The components of the journal object have different storage and access requirements. Master TIFF files are very large binary files that will seldom be accessed but must be carefully preserved (they are expensive or impossible to replace). Image derivatives, too, are large binary files, but they can be regenerated from the master TIFFs and therefore require less care, but they will be accessed from a variety of sources (primarily the web). PDF files are hybrids: they are large binary files, composites of image derivatives and OCR output that cannot easily be recreated and so must be preserved more carefully than image derivatives while still being accessible. Metadata files are relatively small but very expensive to replace, and so must be curated carefully. They are also liable to updating, so version tracking is important.

The Blue Mountain Project will manage these assets separately. The non-binary data and metadata will be stored and managed in a distributed version control system (DVCS), which will enable change management, collaborative development among PUL and its METS/ALTO vendor, and resource sharing, as stipulated in the grant.

  • Master TIFF files and text-under-image PDFs will be maintained in a preservation store;
  • Image derivatives, and delivery-optimized copies of the PDFs, will be kept in an access store.

1 The Metadata Store

Metadata will be organized as a hierarchy of files and directories, like this:

- metadata/
  - periodicals/
    - bmtnID/
      - bmtnID.mets.xml
      - issues

The issues directory will be organized by publication date, following the same convention as that used for constructing identifiers.

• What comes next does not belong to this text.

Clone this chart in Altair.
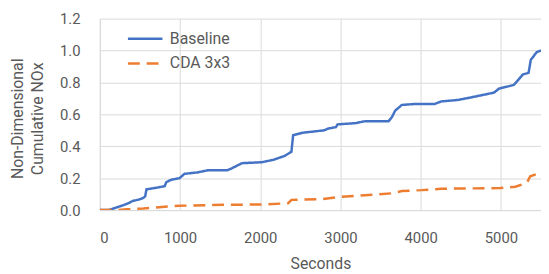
import altair as alt
import pandas as pd

series_names = ["Baseline", "CDA 3x3"]

baseline_x = [0, 111, 200, 290, 357, 410, 480, 533, 565, 582, 706, 809, 829, 890, 994, 1055, 1158, 1219, 1342,
              1589, 1650, 1773, 2020, 2164, 2307, 2389, 2410, 2533, 2697, 2799, 2841, 2943, 2964, 3190,
              3292, 3600, 3641, 3682, 3765, 3928, 4175, 4257, 4462, 4627, 4914, 4975, 5160, 5222, 5274,
              5345, 5373, 5406, 5447, 5500]
baseline_y = [0.0, 0.0, 0.015, 0.03, 0.043, 0.057, 0.065, 0.074, 0.085, 0.13, 0.14, 0.15, 0.175, 0.19, 0.20,
              0.227, 0.233, 0.236, 0.249, 0.249, 0.263, 0.294, 0.30, 0.315, 0.34, 0.366, 0.469, 0.485,
              0.494, 0.50, 0.51, 0.52, 0.537, 0.545, 0.556, 0.557, 0.582, 0.623, 0.659, 0.665, 0.665,
              0.681, 0.69, 0.706, 0.736, 0.761, 0.784, 0.819, 0.85, 0.86, 0.942, 0.963, 0.99, 1.0]

cda_x = [0, 200, 336, 542, 870, 994, 1568, 2020, 2348, 2389, 2758, 2984, 3641, 3765, 4011, 4257,
         4996, 5181, 5324, 5366, 5500]
cda_y = [0.0, 0.0, 0.005, 0.01, 0.023, 0.027, 0.033, 0.035, 0.043, 0.064, 0.068, 0.082, 0.105, 0.119,
         0.125, 0.134, 0.138, 0.146, 0.171, 0.212, 0.235]

rows = []
for i, (x, y) in enumerate(zip(baseline_x, baseline_y)):
    rows.append({"s": series_names[0], "x": x, "y": y, "o": i})
for i, (x, y) in enumerate(zip(cda_x, cda_y)):
    rows.append({"s": series_names[1], "x": x, "y": y, "o": i})
df = pd.DataFrame(rows)

FONT = "Roboto"
GREY = "#595959"

chart = alt.Chart(df).mark_line(strokeWidth=2.5, strokeCap="butt", clip=True).encode(
    x=alt.X("x:Q", title="Seconds",
            scale=alt.Scale(domain=[0, 5500], nice=False),
            axis=alt.Axis(values=[0, 1000, 2000, 3000, 4000, 5000], format="d",
                          labelPadding=21, titlePadding=10, tickSize=0)),
    y=alt.Y("y:Q", title=["Non-Dimensional", "Cumulative NOx"],
            scale=alt.Scale(domain=[0, 1.2], nice=False),
            axis=alt.Axis(values=[0, 0.2, 0.4, 0.6, 0.8, 1.0, 1.2], format=".1f",
                          labelPadding=20, titlePadding=14, tickSize=0,
                          titleLineHeight=20, titleFontSize=16, titleY=101)),
    color=alt.Color("s:N", scale=alt.Scale(domain=series_names, range=["#4472C4", "#ED7D31"]),
                    legend=alt.Legend(title=None, orient="none", legendX=27, legendY=8,
                                      symbolType="stroke", symbolSize=1225, symbolStrokeWidth=2.5,
                                      labelFontSize=16, labelFont=FONT, labelColor=GREY,
                                      labelOffset=6, clipHeight=25, rowPadding=0)),
    strokeDash=alt.StrokeDash("s:N", scale=alt.Scale(domain=series_names, range=[[1, 0], [12, 7]]),
                              legend=None),
    order="o:Q",
).properties(
    width=447, height=194,
    padding={"left": 93, "top": 9, "right": 0, "bottom": 62},
    autosize=alt.AutoSizeParams(type="none"),
).configure_view(stroke=None).configure_axis(
    labelFont=FONT, titleFont=FONT, labelFontSize=15, titleFontSize=16,
    labelColor=GREY, titleColor=GREY, titleFontWeight="normal",
    gridColor="#d9d9d9", domainColor="#d9d9d9", grid=True,
)

chart.save("out.html", embed_options={"renderer": "svg", "actions": False})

So, for example, for bmtnabi_1859-01-05_01:

 - bmtnabi/
   - issues/
     - 1859/
	- 01/
	  - 05_01/
	    - bmtnabi_1859-01-05_01.mets.xml
	    - alto/
	      - bmtnabi_1859-01-05_01-001.alto.xml
	      - bmtnabi_1859-01-05_01-002.alto.xml

and for bmtnaam_1922-03_01:

 - bmtnaam/
   - issues/
     - 1922/
	- 03_01/
	  - bmtnaam_1922-03_01.mets.xml
	  - alto/
	    - bmtnaam_1922-03_01-001.alto.xml
	    - bmtnaam_1922-03_01-002.alto.xml

2 The Preservation Store

The Preservation Store will be arranged as a filesystem mirroring the structure of the metadata tree and rooted at /usr/share/BlueMountain/pstore/periodicals.

 - pstore/
   - periodicals/
     - bmtnid/
	- issues/
	  - CCYY/
	    - MM/
	      - DD_II/
		- bmtnid_issueid.pdf
		- bmtnid_issueid_001.tif
		- bmtnid_issueid_002.tif

3 The Access Store

Like the Preservation Store, the Access store will be arranged as a filesystem mirroring the structure of the metadata tree; it will be rooted at /usr/share/BlueMountain/astore/periodicals.

 - astore/
   - periodicals/
     - bmtnid/
	- issues/
	  - CCYY/
	    - MM/
	      - DD_II/
		- bmtnid_issueid.pdf
		- generative/
		  - bmtnid_issueid_001.jp2
		  - bmtnid_issueid_002.jp2
		  - bmtnid_issueid_003.jp2
		- delivery/
		  - bmtnid_issueid_001.jp2
		  - bmtnid_issueid_002.jp2
		  - bmtnid_issueid_003.jp2